What needs to be done:
Restate all the material verbatim, except for the pictures.

Recorded information:

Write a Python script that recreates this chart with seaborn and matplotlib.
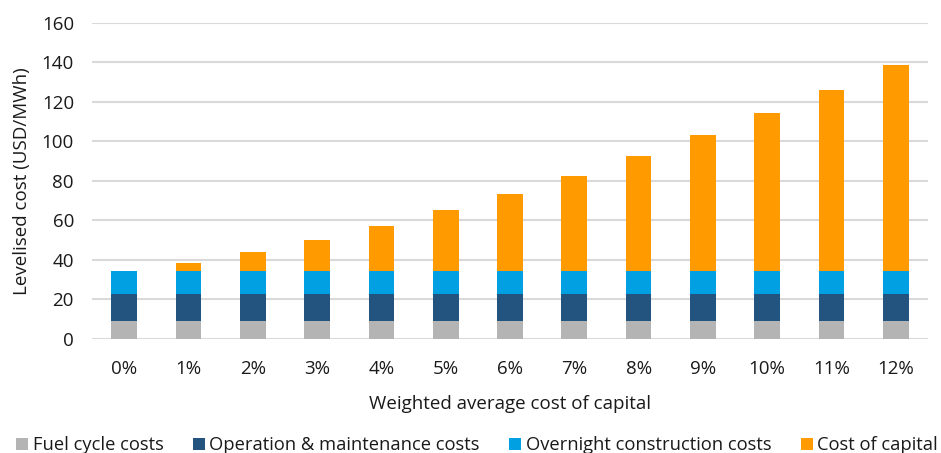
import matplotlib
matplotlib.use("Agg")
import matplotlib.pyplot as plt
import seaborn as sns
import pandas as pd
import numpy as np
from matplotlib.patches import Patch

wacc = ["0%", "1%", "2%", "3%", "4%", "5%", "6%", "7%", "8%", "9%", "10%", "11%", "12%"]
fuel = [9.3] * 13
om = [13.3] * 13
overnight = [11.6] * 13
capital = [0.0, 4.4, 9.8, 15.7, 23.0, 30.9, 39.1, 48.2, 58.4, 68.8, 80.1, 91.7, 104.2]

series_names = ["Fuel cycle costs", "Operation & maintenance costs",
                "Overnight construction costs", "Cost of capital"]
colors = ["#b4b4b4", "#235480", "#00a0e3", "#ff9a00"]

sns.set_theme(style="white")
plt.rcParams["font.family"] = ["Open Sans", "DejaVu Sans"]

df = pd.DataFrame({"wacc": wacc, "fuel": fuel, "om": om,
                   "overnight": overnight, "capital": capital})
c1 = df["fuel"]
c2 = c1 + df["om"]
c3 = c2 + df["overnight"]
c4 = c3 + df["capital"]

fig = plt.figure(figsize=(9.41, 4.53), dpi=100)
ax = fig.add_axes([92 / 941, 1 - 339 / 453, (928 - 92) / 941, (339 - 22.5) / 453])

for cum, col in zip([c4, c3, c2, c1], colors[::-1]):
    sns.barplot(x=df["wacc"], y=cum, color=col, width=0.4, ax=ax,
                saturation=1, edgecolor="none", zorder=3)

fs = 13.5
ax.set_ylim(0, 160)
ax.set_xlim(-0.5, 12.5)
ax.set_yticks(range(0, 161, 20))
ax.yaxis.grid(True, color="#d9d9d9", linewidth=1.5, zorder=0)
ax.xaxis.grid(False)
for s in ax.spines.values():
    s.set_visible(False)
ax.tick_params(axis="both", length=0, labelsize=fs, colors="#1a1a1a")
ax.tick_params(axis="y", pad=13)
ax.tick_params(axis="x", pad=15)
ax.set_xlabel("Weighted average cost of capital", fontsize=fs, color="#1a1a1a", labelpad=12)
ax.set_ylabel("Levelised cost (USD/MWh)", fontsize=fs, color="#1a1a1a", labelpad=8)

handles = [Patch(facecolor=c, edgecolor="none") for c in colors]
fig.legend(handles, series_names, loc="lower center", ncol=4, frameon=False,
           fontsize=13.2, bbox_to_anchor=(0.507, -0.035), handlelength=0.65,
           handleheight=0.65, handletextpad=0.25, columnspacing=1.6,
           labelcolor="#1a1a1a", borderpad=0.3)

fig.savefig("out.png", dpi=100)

Answer:
Write a Python script that recreates this chart with seaborn and matplotlib.
import matplotlib
matplotlib.use("Agg")
import matplotlib.pyplot as plt
import seaborn as sns
import pandas as pd
import numpy as np
from matplotlib.patches import Patch

wacc = ["0%", "1%", "2%", "3%", "4%", "5%", "6%", "7%", "8%", "9%", "10%", "11%", "12%"]
fuel = [9.3] * 13
om = [13.3] * 13
overnight = [11.6] * 13
capital = [0.0, 4.4, 9.8, 15.7, 23.0, 30.9, 39.1, 48.2, 58.4, 68.8, 80.1, 91.7, 104.2]

series_names = ["Fuel cycle costs", "Operation & maintenance costs",
                "Overnight construction costs", "Cost of capital"]
colors = ["#b4b4b4", "#235480", "#00a0e3", "#ff9a00"]

sns.set_theme(style="white")
plt.rcParams["font.family"] = ["Open Sans", "DejaVu Sans"]

df = pd.DataFrame({"wacc": wacc, "fuel": fuel, "om": om,
                   "overnight": overnight, "capital": capital})
c1 = df["fuel"]
c2 = c1 + df["om"]
c3 = c2 + df["overnight"]
c4 = c3 + df["capital"]

fig = plt.figure(figsize=(9.41, 4.53), dpi=100)
ax = fig.add_axes([92 / 941, 1 - 339 / 453, (928 - 92) / 941, (339 - 22.5) / 453])

for cum, col in zip([c4, c3, c2, c1], colors[::-1]):
    sns.barplot(x=df["wacc"], y=cum, color=col, width=0.4, ax=ax,
                saturation=1, edgecolor="none", zorder=3)

fs = 13.5
ax.set_ylim(0, 160)
ax.set_xlim(-0.5, 12.5)
ax.set_yticks(range(0, 161, 20))
ax.yaxis.grid(True, color="#d9d9d9", linewidth=1.5, zorder=0)
ax.xaxis.grid(False)
for s in ax.spines.values():
    s.set_visible(False)
ax.tick_params(axis="both", length=0, labelsize=fs, colors="#1a1a1a")
ax.tick_params(axis="y", pad=13)
ax.tick_params(axis="x", pad=15)
ax.set_xlabel("Weighted average cost of capital", fontsize=fs, color="#1a1a1a", labelpad=12)
ax.set_ylabel("Levelised cost (USD/MWh)", fontsize=fs, color="#1a1a1a", labelpad=8)

handles = [Patch(facecolor=c, edgecolor="none") for c in colors]
fig.legend(handles, series_names, loc="lower center", ncol=4, frameon=False,
           fontsize=13.2, bbox_to_anchor=(0.507, -0.035), handlelength=0.65,
           handleheight=0.65, handletextpad=0.25, columnspacing=1.6,
           labelcolor="#1a1a1a", borderpad=0.3)

fig.savefig("out.png", dpi=100)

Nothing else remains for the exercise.